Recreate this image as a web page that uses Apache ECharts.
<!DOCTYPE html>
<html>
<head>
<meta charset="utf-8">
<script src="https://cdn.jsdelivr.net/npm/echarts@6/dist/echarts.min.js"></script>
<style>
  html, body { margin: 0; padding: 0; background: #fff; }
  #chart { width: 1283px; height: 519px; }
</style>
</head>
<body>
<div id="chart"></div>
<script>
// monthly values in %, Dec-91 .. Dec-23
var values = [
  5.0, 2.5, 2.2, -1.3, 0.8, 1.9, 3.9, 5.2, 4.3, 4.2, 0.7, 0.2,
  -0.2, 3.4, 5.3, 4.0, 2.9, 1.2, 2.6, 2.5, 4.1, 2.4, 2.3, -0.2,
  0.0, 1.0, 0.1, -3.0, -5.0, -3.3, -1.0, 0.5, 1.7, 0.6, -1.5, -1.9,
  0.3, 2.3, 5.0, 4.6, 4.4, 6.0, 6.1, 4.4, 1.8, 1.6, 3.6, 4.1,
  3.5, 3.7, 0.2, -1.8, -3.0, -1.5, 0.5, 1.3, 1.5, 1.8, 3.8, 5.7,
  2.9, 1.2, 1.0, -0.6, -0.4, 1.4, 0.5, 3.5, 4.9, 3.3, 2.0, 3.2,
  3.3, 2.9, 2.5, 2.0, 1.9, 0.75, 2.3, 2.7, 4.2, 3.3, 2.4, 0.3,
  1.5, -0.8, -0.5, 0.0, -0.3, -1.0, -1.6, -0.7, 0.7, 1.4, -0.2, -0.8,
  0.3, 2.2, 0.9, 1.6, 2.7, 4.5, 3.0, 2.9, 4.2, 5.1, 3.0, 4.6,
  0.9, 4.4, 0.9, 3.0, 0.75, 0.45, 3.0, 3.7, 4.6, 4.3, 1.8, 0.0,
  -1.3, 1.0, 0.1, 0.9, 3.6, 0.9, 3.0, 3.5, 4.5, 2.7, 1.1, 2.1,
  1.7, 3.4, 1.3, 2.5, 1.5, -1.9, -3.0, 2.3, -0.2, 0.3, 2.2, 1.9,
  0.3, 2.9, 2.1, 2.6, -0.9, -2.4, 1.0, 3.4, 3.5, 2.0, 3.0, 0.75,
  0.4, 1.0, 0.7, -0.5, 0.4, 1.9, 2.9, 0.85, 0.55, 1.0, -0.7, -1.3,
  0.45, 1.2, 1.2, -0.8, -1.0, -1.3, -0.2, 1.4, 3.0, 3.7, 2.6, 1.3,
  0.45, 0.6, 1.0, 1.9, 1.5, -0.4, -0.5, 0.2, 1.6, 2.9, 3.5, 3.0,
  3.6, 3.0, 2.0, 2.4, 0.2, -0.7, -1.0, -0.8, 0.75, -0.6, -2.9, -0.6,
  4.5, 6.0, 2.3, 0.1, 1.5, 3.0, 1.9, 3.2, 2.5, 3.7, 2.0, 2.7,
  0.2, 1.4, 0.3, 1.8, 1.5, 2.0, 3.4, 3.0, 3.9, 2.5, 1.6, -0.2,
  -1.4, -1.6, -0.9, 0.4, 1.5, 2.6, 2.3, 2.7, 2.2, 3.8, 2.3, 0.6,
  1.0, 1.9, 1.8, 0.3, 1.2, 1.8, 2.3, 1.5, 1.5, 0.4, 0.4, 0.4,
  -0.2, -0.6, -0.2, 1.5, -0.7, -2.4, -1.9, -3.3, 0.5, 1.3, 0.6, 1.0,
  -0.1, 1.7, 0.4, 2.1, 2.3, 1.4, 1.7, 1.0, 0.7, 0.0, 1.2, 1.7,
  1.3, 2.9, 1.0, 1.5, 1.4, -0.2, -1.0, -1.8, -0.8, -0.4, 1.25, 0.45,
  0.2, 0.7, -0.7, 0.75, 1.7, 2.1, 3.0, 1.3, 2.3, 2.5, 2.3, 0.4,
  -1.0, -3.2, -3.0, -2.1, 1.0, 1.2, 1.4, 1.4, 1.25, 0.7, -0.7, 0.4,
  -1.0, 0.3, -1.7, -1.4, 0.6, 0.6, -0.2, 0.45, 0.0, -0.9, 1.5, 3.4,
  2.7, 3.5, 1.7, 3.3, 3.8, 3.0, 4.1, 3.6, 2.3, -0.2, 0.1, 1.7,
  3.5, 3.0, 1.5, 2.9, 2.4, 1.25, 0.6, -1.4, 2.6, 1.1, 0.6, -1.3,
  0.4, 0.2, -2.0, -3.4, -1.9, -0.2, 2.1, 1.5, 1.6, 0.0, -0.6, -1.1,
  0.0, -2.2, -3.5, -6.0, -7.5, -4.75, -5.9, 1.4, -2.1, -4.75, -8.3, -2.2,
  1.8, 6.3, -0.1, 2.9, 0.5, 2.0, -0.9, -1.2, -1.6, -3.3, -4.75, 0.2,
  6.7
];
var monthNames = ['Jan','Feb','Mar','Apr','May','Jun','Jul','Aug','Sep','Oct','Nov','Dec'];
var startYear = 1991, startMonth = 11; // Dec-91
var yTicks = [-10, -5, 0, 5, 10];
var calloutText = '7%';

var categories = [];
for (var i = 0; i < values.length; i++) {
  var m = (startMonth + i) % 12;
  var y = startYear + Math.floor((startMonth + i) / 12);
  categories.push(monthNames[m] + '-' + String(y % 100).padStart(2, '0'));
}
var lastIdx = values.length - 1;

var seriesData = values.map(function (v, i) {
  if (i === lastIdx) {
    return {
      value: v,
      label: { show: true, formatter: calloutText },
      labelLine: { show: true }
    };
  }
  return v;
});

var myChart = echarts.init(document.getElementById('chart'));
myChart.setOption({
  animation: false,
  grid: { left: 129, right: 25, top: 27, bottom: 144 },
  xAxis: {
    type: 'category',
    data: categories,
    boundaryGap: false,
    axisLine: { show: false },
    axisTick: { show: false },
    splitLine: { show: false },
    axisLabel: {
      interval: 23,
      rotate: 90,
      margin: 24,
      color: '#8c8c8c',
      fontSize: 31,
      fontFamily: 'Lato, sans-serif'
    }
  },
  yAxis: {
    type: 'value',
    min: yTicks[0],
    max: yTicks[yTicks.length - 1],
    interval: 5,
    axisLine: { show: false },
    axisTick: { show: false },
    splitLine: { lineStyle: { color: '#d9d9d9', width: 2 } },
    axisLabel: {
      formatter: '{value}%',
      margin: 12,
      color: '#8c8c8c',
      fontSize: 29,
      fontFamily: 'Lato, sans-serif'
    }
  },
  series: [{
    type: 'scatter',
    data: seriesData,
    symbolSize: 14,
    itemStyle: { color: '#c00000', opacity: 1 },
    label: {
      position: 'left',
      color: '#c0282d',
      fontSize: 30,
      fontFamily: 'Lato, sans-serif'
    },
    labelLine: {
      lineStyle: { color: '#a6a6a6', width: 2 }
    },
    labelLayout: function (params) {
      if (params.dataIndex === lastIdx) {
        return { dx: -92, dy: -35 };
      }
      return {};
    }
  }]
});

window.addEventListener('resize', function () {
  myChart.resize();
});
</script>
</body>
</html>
◇ ◇ ◇ ◇ ◇ ◇ ◇
▶ _Task objective_:
Produce an exact copy of the whole listing.

▶ _The result_:
Recreate this image as a web page that uses Apache ECharts.
<!DOCTYPE html>
<html>
<head>
<meta charset="utf-8">
<script src="https://cdn.jsdelivr.net/npm/echarts@6/dist/echarts.min.js"></script>
<style>
  html, body { margin: 0; padding: 0; background: #fff; }
  #chart { width: 1283px; height: 519px; }
</style>
</head>
<body>
<div id="chart"></div>
<script>
// monthly values in %, Dec-91 .. Dec-23
var values = [
  5.0, 2.5, 2.2, -1.3, 0.8, 1.9, 3.9, 5.2, 4.3, 4.2, 0.7, 0.2,
  -0.2, 3.4, 5.3, 4.0, 2.9, 1.2, 2.6, 2.5, 4.1, 2.4, 2.3, -0.2,
  0.0, 1.0, 0.1, -3.0, -5.0, -3.3, -1.0, 0.5, 1.7, 0.6, -1.5, -1.9,
  0.3, 2.3, 5.0, 4.6, 4.4, 6.0, 6.1, 4.4, 1.8, 1.6, 3.6, 4.1,
  3.5, 3.7, 0.2, -1.8, -3.0, -1.5, 0.5, 1.3, 1.5, 1.8, 3.8, 5.7,
  2.9, 1.2, 1.0, -0.6, -0.4, 1.4, 0.5, 3.5, 4.9, 3.3, 2.0, 3.2,
  3.3, 2.9, 2.5, 2.0, 1.9, 0.75, 2.3, 2.7, 4.2, 3.3, 2.4, 0.3,
  1.5, -0.8, -0.5, 0.0, -0.3, -1.0, -1.6, -0.7, 0.7, 1.4, -0.2, -0.8,
  0.3, 2.2, 0.9, 1.6, 2.7, 4.5, 3.0, 2.9, 4.2, 5.1, 3.0, 4.6,
  0.9, 4.4, 0.9, 3.0, 0.75, 0.45, 3.0, 3.7, 4.6, 4.3, 1.8, 0.0,
  -1.3, 1.0, 0.1, 0.9, 3.6, 0.9, 3.0, 3.5, 4.5, 2.7, 1.1, 2.1,
  1.7, 3.4, 1.3, 2.5, 1.5, -1.9, -3.0, 2.3, -0.2, 0.3, 2.2, 1.9,
  0.3, 2.9, 2.1, 2.6, -0.9, -2.4, 1.0, 3.4, 3.5, 2.0, 3.0, 0.75,
  0.4, 1.0, 0.7, -0.5, 0.4, 1.9, 2.9, 0.85, 0.55, 1.0, -0.7, -1.3,
  0.45, 1.2, 1.2, -0.8, -1.0, -1.3, -0.2, 1.4, 3.0, 3.7, 2.6, 1.3,
  0.45, 0.6, 1.0, 1.9, 1.5, -0.4, -0.5, 0.2, 1.6, 2.9, 3.5, 3.0,
  3.6, 3.0, 2.0, 2.4, 0.2, -0.7, -1.0, -0.8, 0.75, -0.6, -2.9, -0.6,
  4.5, 6.0, 2.3, 0.1, 1.5, 3.0, 1.9, 3.2, 2.5, 3.7, 2.0, 2.7,
  0.2, 1.4, 0.3, 1.8, 1.5, 2.0, 3.4, 3.0, 3.9, 2.5, 1.6, -0.2,
  -1.4, -1.6, -0.9, 0.4, 1.5, 2.6, 2.3, 2.7, 2.2, 3.8, 2.3, 0.6,
  1.0, 1.9, 1.8, 0.3, 1.2, 1.8, 2.3, 1.5, 1.5, 0.4, 0.4, 0.4,
  -0.2, -0.6, -0.2, 1.5, -0.7, -2.4, -1.9, -3.3, 0.5, 1.3, 0.6, 1.0,
  -0.1, 1.7, 0.4, 2.1, 2.3, 1.4, 1.7, 1.0, 0.7, 0.0, 1.2, 1.7,
  1.3, 2.9, 1.0, 1.5, 1.4, -0.2, -1.0, -1.8, -0.8, -0.4, 1.25, 0.45,
  0.2, 0.7, -0.7, 0.75, 1.7, 2.1, 3.0, 1.3, 2.3, 2.5, 2.3, 0.4,
  -1.0, -3.2, -3.0, -2.1, 1.0, 1.2, 1.4, 1.4, 1.25, 0.7, -0.7, 0.4,
  -1.0, 0.3, -1.7, -1.4, 0.6, 0.6, -0.2, 0.45, 0.0, -0.9, 1.5, 3.4,
  2.7, 3.5, 1.7, 3.3, 3.8, 3.0, 4.1, 3.6, 2.3, -0.2, 0.1, 1.7,
  3.5, 3.0, 1.5, 2.9, 2.4, 1.25, 0.6, -1.4, 2.6, 1.1, 0.6, -1.3,
  0.4, 0.2, -2.0, -3.4, -1.9, -0.2, 2.1, 1.5, 1.6, 0.0, -0.6, -1.1,
  0.0, -2.2, -3.5, -6.0, -7.5, -4.75, -5.9, 1.4, -2.1, -4.75, -8.3, -2.2,
  1.8, 6.3, -0.1, 2.9, 0.5, 2.0, -0.9, -1.2, -1.6, -3.3, -4.75, 0.2,
  6.7
];
var monthNames = ['Jan','Feb','Mar','Apr','May','Jun','Jul','Aug','Sep','Oct','Nov','Dec'];
var startYear = 1991, startMonth = 11; // Dec-91
var yTicks = [-10, -5, 0, 5, 10];
var calloutText = '7%';

var categories = [];
for (var i = 0; i < values.length; i++) {
  var m = (startMonth + i) % 12;
  var y = startYear + Math.floor((startMonth + i) / 12);
  categories.push(monthNames[m] + '-' + String(y % 100).padStart(2, '0'));
}
var lastIdx = values.length - 1;

var seriesData = values.map(function (v, i) {
  if (i === lastIdx) {
    return {
      value: v,
      label: { show: true, formatter: calloutText },
      labelLine: { show: true }
    };
  }
  return v;
});

var myChart = echarts.init(document.getElementById('chart'));
myChart.setOption({
  animation: false,
  grid: { left: 129, right: 25, top: 27, bottom: 144 },
  xAxis: {
    type: 'category',
    data: categories,
    boundaryGap: false,
    axisLine: { show: false },
    axisTick: { show: false },
    splitLine: { show: false },
    axisLabel: {
      interval: 23,
      rotate: 90,
      margin: 24,
      color: '#8c8c8c',
      fontSize: 31,
      fontFamily: 'Lato, sans-serif'
    }
  },
  yAxis: {
    type: 'value',
    min: yTicks[0],
    max: yTicks[yTicks.length - 1],
    interval: 5,
    axisLine: { show: false },
    axisTick: { show: false },
    splitLine: { lineStyle: { color: '#d9d9d9', width: 2 } },
    axisLabel: {
      formatter: '{value}%',
      margin: 12,
      color: '#8c8c8c',
      fontSize: 29,
      fontFamily: 'Lato, sans-serif'
    }
  },
  series: [{
    type: 'scatter',
    data: seriesData,
    symbolSize: 14,
    itemStyle: { color: '#c00000', opacity: 1 },
    label: {
      position: 'left',
      color: '#c0282d',
      fontSize: 30,
      fontFamily: 'Lato, sans-serif'
    },
    labelLine: {
      lineStyle: { color: '#a6a6a6', width: 2 }
    },
    labelLayout: function (params) {
      if (params.dataIndex === lastIdx) {
        return { dx: -92, dy: -35 };
      }
      return {};
    }
  }]
});

window.addEventListener('resize', function () {
  myChart.resize();
});
</script>
</body>
</html>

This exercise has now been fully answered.